Postoffice Located On Corner Main And Catherine image
Parent Issue
Day
28
Month
August
Year
1903
Copyright
Public Domain
OCR Text

POSTOFFICE LOCATED ON CORNER MAIN AND CATHERINE

Now Let Everybody Turn in and Work for a $200,000 Building

Local Postoffice Receipts Would Pay For It in Five Years --- The Street Railway Helped Decide the Location

The site of the new postoffice building has been finally determined. Assistant Secretary Taylor of the Treasury department has decided on the recommendation of Special Agent Read, who visited the city some weeks ago, to accept the bid of J. E. Beal for the property located on the corner Main and Catharine srteets occupied at present by the Polhemus livery barn and Nash's saloon. The price in the bid was $10,000. Mr. Beal is in Detroit today and could not be seen but it is understood that the options on this land which he sells to the government for $10,000 bring the cost of the land to him up to $12,500. He also agreed to buy the property between the site and the present postoffice of the Abraham Polhemus estate, which will give him control of all the property on that block and will keep out saloons.

The buildings on the site chosen are to be removed upon 30 days notice from the government. The appropriation obtained by Congressman Smith was for the location only so that the government will not need the land until after an appropriation is obtained for a government building.

Many of the business men seem to be satisfied with the location but the majority of the expressions of opinion from the first, sixth and seventh wards especially has been very much against the selection. It is improbable, however, that any tangible form will be given to this sentiment.

The thing to do now is to pull for an aprropriation for a building of not less than $200,000. With the growth of the Ann Arbor postoffice in the past ten or fifteen years as a criterion the building must be built with an eye to the future. At present provision must be made for 15 letter carriers and six rural mail carriers. Floor room must be provided for double this number. This means more than double the floor space of the present postoffice, which is entirely inadequate for the present needs. A $200,000 building would be paid for out of Ann Arbor postoffice receipts in five years. Hence $200,000 is the least appropriation which should be sought.

Now that the battle is over it may be said that one of the main arguments affecting the mind of the special agent who located the postoffice seems to have been the fact that the site selected was on the street car line. The only other site so offered was by Judge Cheever at the corner of William and Main and not many people saw the agent in behalf of this site.

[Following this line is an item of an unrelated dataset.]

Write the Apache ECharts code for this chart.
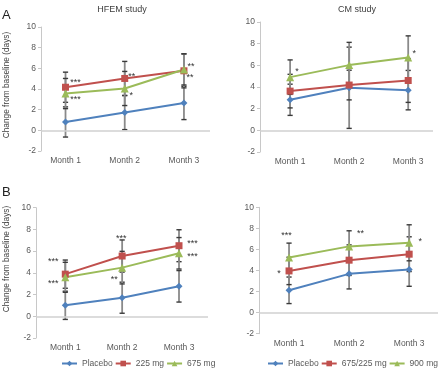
<!DOCTYPE html>
<html><head><meta charset="utf-8">
<script src="https://cdn.jsdelivr.net/npm/echarts@6/dist/echarts.min.js"></script>
<style>html,body{margin:0;padding:0;background:#fff}#c{width:440px;height:368px}</style>
</head><body><div id="c"></div>
<script>
// ---------- DATA ----------
const months = ['Month 1', 'Month 2', 'Month 3'];
const yMin = -2, yMax = 10, yStep = 2;

// Panel A – HFEM study
const aHfemPlacebo = [0.81, 1.72, 2.65];
const aHfemPlaceboErr = [1.46, 1.65, 1.61];
const aHfem225 = [4.17, 5.02, 5.76];
const aHfem225Err = [1.46, 1.65, 1.65];
const aHfem225Stars = ['***', '**', '**'];
const aHfem675 = [3.56, 4.05, 5.89];
const aHfem675Err = [1.46, 1.65, 1.5];
const aHfem675Stars = ['***', '*', '**'];

// Panel A – CM study
const aCmPlacebo = [2.82, 3.93, 3.71];
const aCmPlaceboErr = [1.44, 3.75, 1.82];
const aCm675225 = [3.62, 4.18, 4.6];
const aCm675225Err = [1.55, 1.37, 2.02];
const aCm900 = [4.91, 6.02, 6.72];
const aCm900Err = [1.59, 2.1, 2.0];
const aCm900Stars = ['*', '', '*'];

// Panel B – HFEM
const bHfemPlacebo = [1.01, 1.71, 2.76];
const bHfemPlaceboErr = [1.3, 1.43, 1.45];
const bHfem225 = [3.88, 5.55, 6.5];
const bHfem225Err = [1.3, 1.48, 1.47];
const bHfem225Stars = ['***', '***', '***'];
const bHfem675 = [3.59, 4.48, 5.8];
const bHfem675Err = [1.38, 1.5, 1.45];
const bHfem675Stars = ['***', '**', '***'];

// Panel B – CM
const bCmPlacebo = [2.12, 3.68, 4.1];
const bCmPlaceboErr = [1.26, 1.43, 1.6];
const bCm675225 = [3.96, 4.98, 5.55];
const bCm675225Err = [1.3, 1.45, 1.65];
const bCm675225Stars = ['*', '', ''];
const bCm900 = [5.24, 6.29, 6.63];
const bCm900Err = [1.36, 1.48, 1.71];
const bCm900Stars = ['***', '**', '*'];

const legendLeftNames = ['Placebo', '225 mg', '675 mg'];
const legendRightNames = ['Placebo', '675/225 mg', '900 mg'];

// ---------- STYLE / LAYOUT ----------
const FONT = "'Liberation Sans', Arial, sans-serif";
const BLUE = '#4F81BD', RED = '#C0504D', GREEN = '#9BBB59';
const styles = {
  placebo: {color: BLUE, symbol: 'diamond', size: 7},
  mid: {color: RED, symbol: 'rect', size: 7},
  high: {color: GREEN, symbol: 'triangle', size: 8}
};

const panels = [
  {grid: {left: 41, top: 27, width: 169, height: 124}, xMin: 0.586, xMax: 3.44,
   series: [
     {name: 'Placebo', st: 'placebo', v: aHfemPlacebo, e: aHfemPlaceboErr},
     {name: '225 mg', st: 'mid', v: aHfem225, e: aHfem225Err, stars: aHfem225Stars, off: [[10, -6.7], [7, -4.3], [7, -6.4]]},
     {name: '675 mg', st: 'high', v: aHfem675, e: aHfem675Err, stars: aHfem675Stars, off: [[10, 3.4], [6.5, 4.4], [6, 5.7]]}
   ]},
  {grid: {left: 260, top: 22, width: 173, height: 130}, xMin: 0.49, xMax: 3.42,
   series: [
     {name: 'Placebo', st: 'placebo', v: aCmPlacebo, e: aCmPlaceboErr},
     {name: '675/225 mg', st: 'mid', v: aCm675225, e: aCm675225Err},
     {name: '900 mg', st: 'high', v: aCm900, e: aCm900Err, stars: aCm900Stars, off: [[7, -8], [0, 0], [6, -6.4]]}
   ]},
  {grid: {left: 36, top: 207.7, width: 172, height: 130.3}, xMin: 0.485, xMax: 3.51,
   series: [
     {name: 'Placebo', st: 'placebo', v: bHfemPlacebo, e: bHfemPlaceboErr},
     {name: '225 mg', st: 'mid', v: bHfem225, e: bHfem225Err, stars: bHfem225Stars, off: [[-12, -14.7], [-1, -20], [13.5, -4.4]]},
     {name: '675 mg', st: 'high', v: bHfem675, e: bHfem675Err, stars: bHfem675Stars, off: [[-12, 4], [-8, 10], [13.5, 0.7]]}
   ]},
  {grid: {left: 259, top: 207.3, width: 179, height: 126.4}, xMin: 0.5, xMax: 3.48,
   series: [
     {name: 'Placebo', st: 'placebo', v: bCmPlacebo, e: bCmPlaceboErr},
     {name: '675/225 mg', st: 'mid', v: bCm675225, e: bCm675225Err, stars: bCm675225Stars, off: [[-10, 0], [0, 0], [0, 0]]},
     {name: '900 mg', st: 'high', v: bCm900, e: bCm900Err, stars: bCm900Stars, off: [[-2.5, -24.6], [11.5, -14.6], [11, -3]]}
   ]}
];

const grids = [], xAxes = [], yAxes = [], series = [];

panels.forEach((p, i) => {
  grids.push(p.grid);
  xAxes.push({
    type: 'value', gridIndex: i, min: p.xMin, max: p.xMax,
    axisLine: {show: false, onZero: false}, axisTick: {show: false}, splitLine: {show: false},
    axisLabel: {customValues: months.map((m, j) => j + 1), formatter: v => months[Math.round(v) - 1],
      color: '#595959', fontFamily: FONT, fontSize: 8.5, margin: 5}
  });
  yAxes.push({
    type: 'value', gridIndex: i, min: yMin, max: yMax, interval: yStep,
    axisLine: {show: true, lineStyle: {color: '#c8c8c8', width: 1}},
    axisTick: {show: true, length: 3, lineStyle: {color: '#c8c8c8'}},
    splitLine: {show: false},
    axisLabel: {color: '#595959', fontFamily: FONT, fontSize: 8.5, margin: 5}
  });
  // zero baseline
  series.push({
    type: 'line', xAxisIndex: i, yAxisIndex: i, data: [], z: 0, silent: true,
    markLine: {silent: true, symbol: 'none', label: {show: false}, animation: false,
      lineStyle: {color: '#d0d0d0', width: 1.5, type: 'solid'}, data: [{yAxis: 0}]}
  });
  // error bars
  p.series.forEach(s => {
    series.push({
      type: 'custom', xAxisIndex: i, yAxisIndex: i, z: 1, silent: true,
      encode: {x: 0, y: [1, 2]},
      data: s.v.map((v, j) => [j + 1, v - s.e[j], v + s.e[j]]),
      renderItem: (params, api) => {
        const x = api.value(0);
        const lo = api.coord([x, api.value(1)]);
        const hi = api.coord([x, api.value(2)]);
        const w = 2.6;
        return {type: 'group', children: [
          {type: 'line', shape: {x1: lo[0], y1: lo[1], x2: hi[0], y2: hi[1]}, style: {stroke: '#8a8a8a', lineWidth: 1.8}},
          {type: 'line', shape: {x1: lo[0] - w, y1: lo[1], x2: lo[0] + w, y2: lo[1]}, style: {stroke: '#3a3a3a', lineWidth: 1.4}},
          {type: 'line', shape: {x1: hi[0] - w, y1: hi[1], x2: hi[0] + w, y2: hi[1]}, style: {stroke: '#3a3a3a', lineWidth: 1.4}}
        ]};
      }
    });
  });
  // lines
  p.series.forEach(s => {
    const st = styles[s.st];
    series.push({
      name: s.name, type: 'line', xAxisIndex: i, yAxisIndex: i, z: 2,
      data: s.v.map((v, j) => [j + 1, v]),
      symbol: st.symbol, symbolSize: st.size, showAllSymbol: true,
      itemStyle: {color: st.color}, lineStyle: {color: st.color, width: 2},
      emphasis: {disabled: true}, animation: false
    });
  });
  // significance stars
  p.series.forEach(s => {
    if (!s.stars) return;
    series.push({
      type: 'custom', xAxisIndex: i, yAxisIndex: i, z: 3, silent: true,
      data: s.v.map((v, j) => [j + 1, v]),
      renderItem: (params, api) => {
        const j = params.dataIndex;
        const t = s.stars[j];
        if (!t) return null;
        const pt = api.coord([api.value(0), api.value(1)]);
        return {type: 'text', x: pt[0] + s.off[j][0], y: pt[1] + s.off[j][1] + 2.2,
          style: {text: t, fill: '#333', font: "9px 'Liberation Sans', sans-serif", align: 'center', verticalAlign: 'middle'}};
      }
    });
  });
});

const legendCommon = {
  orient: 'horizontal', itemWidth: 15, itemHeight: 7, itemGap: 2, top: 354, width: 200,
  textStyle: {color: '#595959', fontFamily: FONT, fontSize: 8.5}, selectedMode: false
};

const option = {
  animation: false,
  backgroundColor: '#fff',
  grid: grids, xAxis: xAxes, yAxis: yAxes, series: series,
  legend: [
    Object.assign({}, legendCommon, {left: 56, data: legendLeftNames}),
    Object.assign({}, legendCommon, {left: 262, data: legendRightNames})
  ],
  title: [
    {text: 'HFEM study', left: 117, top: 0, textAlign: 'center', textStyle: {color: '#404040', fontFamily: FONT, fontSize: 9, fontWeight: 'normal'}},
    {text: 'CM study', left: 352, top: 0, textAlign: 'center', textStyle: {color: '#404040', fontFamily: FONT, fontSize: 9, fontWeight: 'normal'}}
  ],
  graphic: [
    {type: 'text', x: 2, y: 9, style: {text: 'A', fill: '#222', font: "13px 'Liberation Sans', sans-serif"}},
    {type: 'text', x: 2, y: 186, style: {text: 'B', fill: '#222', font: "13px 'Liberation Sans', sans-serif"}},
    {type: 'text', x: 7, y: 85, rotation: Math.PI / 2,
     style: {text: 'Change from baseline (days)', fill: '#404040', font: "8.3px 'Liberation Sans', sans-serif", align: 'center', verticalAlign: 'middle'}},
    {type: 'text', x: 7, y: 259, rotation: Math.PI / 2,
     style: {text: 'Change from baseline (days)', fill: '#404040', font: "8.3px 'Liberation Sans', sans-serif", align: 'center', verticalAlign: 'middle'}}
  ]
};

const chart = echarts.init(document.getElementById('c'), null, {renderer: 'canvas'});
chart.setOption(option);
</script>
</body></html>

Mr. Read told a gentleman here in conversation over the future prospects of postoffices that he believed that eventually most of the heavy local mail would be carried on the suburban lines and this being so the postoffice should be located with reference to them so that the mail would be delivered at the postoffice without cost to the government for cartage. He instanced as an example of the tendency of the railroads to look after the mails between the large cities, the fact that while all mail trains used to stop here, some of them now go through Ann Arbor without stopping. The mail facilities of Grass Lake, Chelsea and Dexter, which are now particularly bad would be made excellent when the suburban lines are developed and express cars put on them.